28 de setembro de 2015 | 03h00
A explicação pode estar no fato de que os brasileiros em geral confundem democracia com prosperidade. Se o País vai bem, se há estabilidade, emprego e aumento da renda, cresce muito o nível de satisfação com a democracia. Foi o que se constatou no final do ano passado, quando ainda se vivia a fantasia criada pelos marqueteiros petistas a respeito do estado da economia.
Na ocasião, a pesquisa do Ibope indicou que 39% dos brasileiros se diziam satisfeitos com a democracia, o maior nível desde 2010. Estava claro que parte desse entusiasmo podia ser atribuído aos eleitores da presidente Dilma Rousseff, que havia sido reeleita fazendo uma campanha em que prometia mundos e fundos, uma continuação do logro lulopetista para iludir os mais pobres. Tanto que o maior porcentual de satisfeitos com a democracia estava no Nordeste (50%) e entre os que estudaram até o ensino fundamental (44%).
Em contraste, a pesquisa feita após as manifestações de 2013 indicou que apenas 26% estavam satisfeitos com a democracia. Eram tempos em que políticos e governantes em geral estavam sendo responsabilizados pela má qualidade dos serviços públicos - ou seja, nada a ver com a qualidade da democracia em si, mas com a incapacidade da classe política de inspirar confiança nos eleitores no que diz respeito à administração do Estado.
Agora, no entanto, encontramo-nos em outro patamar de desencanto com a democracia. Passam de 80% os brasileiros que se dizem pouco ou nada satisfeitos com esse regime. Como lembra José Roberto de Toledo, que divulgou a pesquisa em sua coluna no Estado, trata-se de um porcentual desconhecido mesmo em nações com imenso déficit de democracia na América Latina, como a Venezuela. No país governado pelo aprendiz de caudilho Nicolás Maduro, em que as eleições servem somente para legitimar o autoritarismo chavista, apenas 22% se dizem insatisfeitos com a democracia, segundo a mais recente pesquisa do Latinobarômetro (ver abaixo o editorial Desencanto generalizado). Na Bolívia, onde Evo Morales também tudo faz para se perpetuar no poder, os críticos da democracia são 10%.

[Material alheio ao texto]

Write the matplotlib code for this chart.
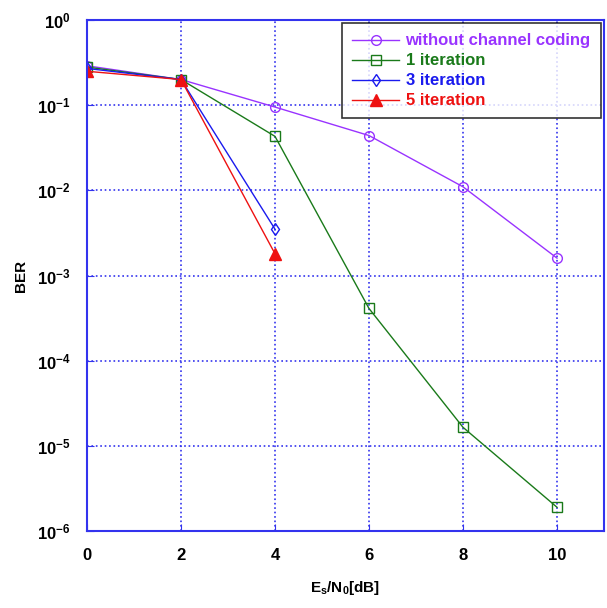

A insatisfação dos brasileiros com a democracia é certamente um reflexo da imensa crise moral que se abateu sobre a classe dirigente, especialmente a partir do mau exemplo dado por aqueles que, quando estavam na oposição, diziam ser o antídoto para a corrupção e os desmandos, e que, quando chegaram ao poder, há uma década, estabeleceram um novo patamar de rapina.
Mas isso não explica tudo. Lula foi reeleito presidente no auge do escândalo do mensalão, e a petista Dilma Rousseff elegeu-se duas vezes mesmo depois que vários dirigentes de seu partido foram presos por corrupção. A questão, portanto, é outra: a decepção com os políticos, com a política e com a democracia aumenta quando se deteriora o cenário econômico e se constata que o governo e o Congresso não entregaram o que prometeram. A democracia tem sido vista pelo eleitor, portanto, como um meio para garantir ganhos pessoais; se os ganhos não aparecerem, culpe-se a democracia.
“É sinal de que os valores democráticos não estão arraigados”, disse Marcia Cavallari, do Ibope. O problema é claro: aceita-se a democracia como a melhor forma de governo, desde que os eleitos garantam emprego, renda e benefícios. Trata-se de uma forte vocação para o populismo.